Conclusions and Costs
[123] For the foregoing reasons, I am ordering as follows:
a) Mr. Callahan is removed as counsel of record for both Mr. Mylabathula and the Estate of Ms. Shanthakumar. b) Mr. Mylabathula shall have sixty (60) days to either serve a notice of intention to act in person or appoint new counsel. I am providing sixty (60) days for that step in recognition of the fact that time of year at which this decision is being released and the complexity of the matter may make it more difficult to retain and instruct counsel. c) The counterclaim brought by the Estate of Sulochana Shanthakumar against both RBC and Mr. Bowden is struck out without leave to amend. d) The counterclaim brought by Mr. Mylabathula against Mr. Bowden is struck out without leave to amend. e) Mr. Mylabathula’s counterclaim against RBC is struck out, but with leave to amend within forty-five (45) calendar days from the release of these reasons but only to the extent set out in paragraph 121 above. Any amendments should address the Court’s concern with the paucity of the original pleading. f) Paragraphs 16, 17, 30 and 31 of the Statement of Defence are struck out, but with leave to amend. Again, any amendments should address the Court’s concern with the paucity of the original pleading.
[124] In order to provide the parties with some time to consider and act on this decision, I will convene a case management meeting in this matter in March of 2025. To that end, the parties are to advise my judicial assistant of their availability for a hearing by ZOOM at 9:15 a.m. on March 19th, 20th or 21st, 2025.
[125] In terms of my observation that I am giving the parties time to act on this matter, I am specifically providing Mr.
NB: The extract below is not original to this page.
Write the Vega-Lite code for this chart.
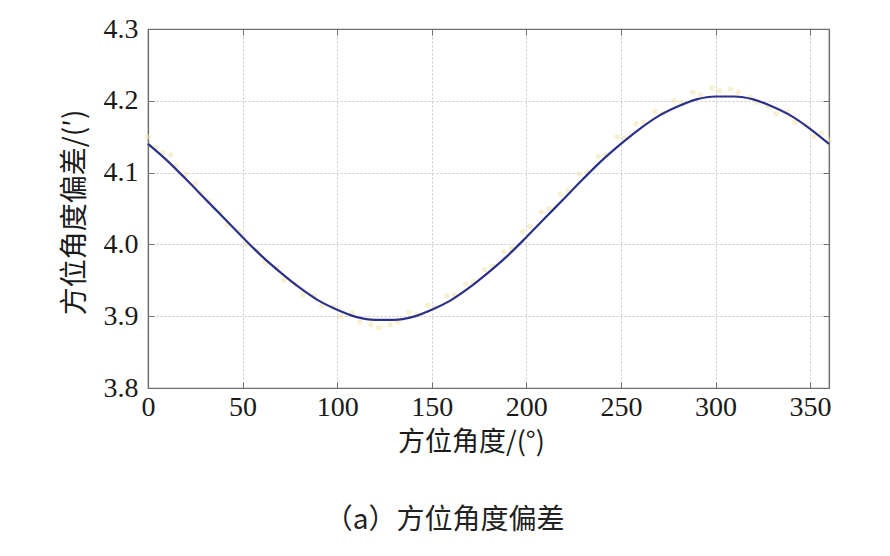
{
  "$schema": "https://vega.github.io/schema/vega-lite/v6.json",
  "width": 681,
  "height": 359,
  "autosize": {"type": "none"},
  "padding": {"left": 148, "top": 29, "right": 61, "bottom": 168},
  "background": "white",
  "title": {
    "text": "（a）方位角度偏差",
    "orient": "bottom",
    "anchor": "middle",
    "dx": -44,
    "offset": 52,
    "font": "Noto Sans CJK SC",
    "fontSize": 28,
    "fontWeight": "normal",
    "color": "#222222"
  },
  "datasets": {
    "curve": [
      {"angle": 0, "dev": 4.140}, {"angle": 10, "dev": 4.117}, {"angle": 20, "dev": 4.091},
      {"angle": 30, "dev": 4.064}, {"angle": 40, "dev": 4.037}, {"angle": 50, "dev": 4.010},
      {"angle": 60, "dev": 3.984}, {"angle": 70, "dev": 3.961}, {"angle": 80, "dev": 3.940},
      {"angle": 90, "dev": 3.922}, {"angle": 100, "dev": 3.909}, {"angle": 110, "dev": 3.899},
      {"angle": 120, "dev": 3.895}, {"angle": 130, "dev": 3.895}, {"angle": 140, "dev": 3.899},
      {"angle": 150, "dev": 3.909}, {"angle": 160, "dev": 3.922}, {"angle": 170, "dev": 3.940},
      {"angle": 180, "dev": 3.961}, {"angle": 190, "dev": 3.984}, {"angle": 200, "dev": 4.010},
      {"angle": 210, "dev": 4.037}, {"angle": 220, "dev": 4.064}, {"angle": 230, "dev": 4.091},
      {"angle": 240, "dev": 4.117}, {"angle": 250, "dev": 4.140}, {"angle": 260, "dev": 4.161},
      {"angle": 270, "dev": 4.179}, {"angle": 280, "dev": 4.192}, {"angle": 290, "dev": 4.202},
      {"angle": 300, "dev": 4.206}, {"angle": 310, "dev": 4.206}, {"angle": 320, "dev": 4.202},
      {"angle": 330, "dev": 4.192}, {"angle": 340, "dev": 4.179}, {"angle": 350, "dev": 4.161},
      {"angle": 360, "dev": 4.140}
    ],
    "measured": [
      {"angle": 0, "dev": 4.150}, {"angle": 4, "dev": 4.135}, {"angle": 8, "dev": 4.128},
      {"angle": 12, "dev": 4.125}, {"angle": 15, "dev": 4.110}, {"angle": 20, "dev": 4.098},
      {"angle": 25, "dev": 4.085}, {"angle": 28, "dev": 4.072}, {"angle": 32, "dev": 4.060},
      {"angle": 38, "dev": 4.045}, {"angle": 42, "dev": 4.028}, {"angle": 48, "dev": 4.018},
      {"angle": 52, "dev": 4.000}, {"angle": 58, "dev": 3.990}, {"angle": 62, "dev": 3.975},
      {"angle": 68, "dev": 3.968}, {"angle": 72, "dev": 3.950}, {"angle": 78, "dev": 3.945},
      {"angle": 82, "dev": 3.930}, {"angle": 88, "dev": 3.928}, {"angle": 92, "dev": 3.915},
      {"angle": 98, "dev": 3.912}, {"angle": 102, "dev": 3.900}, {"angle": 108, "dev": 3.905},
      {"angle": 112, "dev": 3.892}, {"angle": 118, "dev": 3.888}, {"angle": 122, "dev": 3.884},
      {"angle": 128, "dev": 3.888}, {"angle": 132, "dev": 3.892}, {"angle": 138, "dev": 3.905},
      {"angle": 142, "dev": 3.902}, {"angle": 148, "dev": 3.915}, {"angle": 152, "dev": 3.912},
      {"angle": 158, "dev": 3.928}, {"angle": 162, "dev": 3.930}, {"angle": 168, "dev": 3.945},
      {"angle": 172, "dev": 3.948}, {"angle": 178, "dev": 3.965}, {"angle": 182, "dev": 3.970},
      {"angle": 188, "dev": 3.990}, {"angle": 192, "dev": 3.995}, {"angle": 198, "dev": 4.018},
      {"angle": 202, "dev": 4.025}, {"angle": 208, "dev": 4.045}, {"angle": 212, "dev": 4.050},
      {"angle": 218, "dev": 4.070}, {"angle": 222, "dev": 4.075}, {"angle": 228, "dev": 4.098},
      {"angle": 232, "dev": 4.100}, {"angle": 238, "dev": 4.122}, {"angle": 242, "dev": 4.125},
      {"angle": 248, "dev": 4.150}, {"angle": 252, "dev": 4.148}, {"angle": 258, "dev": 4.168},
      {"angle": 262, "dev": 4.170}, {"angle": 268, "dev": 4.185}, {"angle": 272, "dev": 4.182},
      {"angle": 278, "dev": 4.200}, {"angle": 282, "dev": 4.198}, {"angle": 288, "dev": 4.212},
      {"angle": 292, "dev": 4.208}, {"angle": 298, "dev": 4.218}, {"angle": 302, "dev": 4.214},
      {"angle": 308, "dev": 4.216}, {"angle": 312, "dev": 4.212}, {"angle": 318, "dev": 4.205},
      {"angle": 322, "dev": 4.198}, {"angle": 328, "dev": 4.192}, {"angle": 332, "dev": 4.182},
      {"angle": 338, "dev": 4.185}, {"angle": 342, "dev": 4.170}, {"angle": 348, "dev": 4.165},
      {"angle": 352, "dev": 4.150}, {"angle": 356, "dev": 4.155}, {"angle": 360, "dev": 4.145}
    ]
  },
  "layer": [
    {
      "data": {"name": "measured"},
      "mark": {"type": "point", "filled": true, "size": 30, "color": "#f1e6ad", "opacity": 0.55},
      "encoding": {
        "x": {
          "field": "angle",
          "type": "quantitative",
          "scale": {"domain": [0, 360], "nice": false},
          "axis": {
            "orient": "bottom",
            "values": [0, 50, 100, 150, 200, 250, 300, 350],
            "title": "方位角度/(°)",
            "titleX": 323,
            "titleFontSize": 27,
            "titlePadding": 8,
            "labelPadding": 11,
            "labelFlush": false,
            "tickSize": -6
          }
        },
        "y": {
          "field": "dev",
          "type": "quantitative",
          "scale": {"domain": [3.8, 4.3], "nice": false, "zero": false},
          "axis": {
            "orient": "left",
            "values": [3.8, 3.9, 4.0, 4.1, 4.2, 4.3],
            "format": ".1f",
            "title": "方位角度偏差/(′)",
            "titleY": 183,
            "titleFontSize": 28,
            "titlePadding": 14,
            "labelPadding": 16,
            "labelFlush": false,
            "tickSize": -6
          }
        }
      }
    },
    {
      "data": {"name": "curve"},
      "mark": {"type": "line", "color": "#2b3188", "strokeWidth": 2.2, "interpolate": "monotone"},
      "encoding": {
        "x": {
          "field": "angle",
          "type": "quantitative",
          "axis": {
            "orient": "top",
            "values": [0, 50, 100, 150, 200, 250, 300, 350],
            "labels": false,
            "grid": false,
            "title": null,
            "tickSize": -6
          }
        },
        "y": {
          "field": "dev",
          "type": "quantitative",
          "axis": {
            "orient": "right",
            "values": [3.8, 3.9, 4.0, 4.1, 4.2, 4.3],
            "labels": false,
            "grid": false,
            "title": null,
            "tickSize": -6
          }
        }
      }
    }
  ],
  "resolve": {"axis": {"x": "independent", "y": "independent"}},
  "config": {
    "view": {"stroke": "#6f6f6f", "strokeWidth": 1.2},
    "axis": {
      "domainColor": "#6f6f6f",
      "domainWidth": 1.2,
      "tickColor": "#6f6f6f",
      "grid": true,
      "gridColor": "#c8c8c8",
      "gridDash": [2, 2],
      "gridWidth": 1,
      "labelFont": "Liberation Serif",
      "labelFontSize": 28,
      "labelColor": "#1a1a1a",
      "titleFont": "Noto Sans CJK SC",
      "titleFontSize": 24,
      "titleFontWeight": "normal",
      "titleColor": "#1a1a1a"
    }
  }
}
Mylabathula with time to consider his position and, if he wishes, retain new counsel now that his counsel has been removed from the record. Therefore, I will be disinclined to provide any further adjournments or extend the time for completing the next steps for the purposes of retaining counsel when we re-convene in March.
[126] This brings me to the subject of costs. The parties are encouraged to agree on the costs of these matters. However, in the event that the parties are not able to agree on those costs, then RBC may serve, file and upload costs submissions of no more than two (2) single-spaced pages, exclusive of offers to settle, bills of costs and case-law by no later than January 10th, 2025.
[127] For the purposes of these costs submissions, Mr. Mylabathula must advise Mr. Bowden, by no later than January 6th, 2025, as to his e-mail address so that he may accept costs submissions directly. Alternatively, Mr. Mylabathula and Mr. Callahan may advise Mr. Bowden that Mr. Callahan will accept the costs submissions on behalf of the Defendants. A failure to communicate who is accepting the costs submissions on behalf of the Defendants within this deadline shall result in the costs submissions being deemed to have been served once they are uploaded to Case-Lines.
[128] Mr. Mylabathula and the Estate of Ms. Shanthakumar shall have until February 7th, 2025 to serve, file and upload costs submissions of no more than two (2) single-spaced pages, exclusive of offers to settle, bills of costs and case-law.
[129] There are to be no extensions of the timelines set out above, even on consent, without my leave. In the event that there are no costs submissions in accordance with this timetable, then there will be no order as to costs. Costs submissions are also to be sent to my judicial assistant, as set out in the e-mail transmitting this decision to the parties.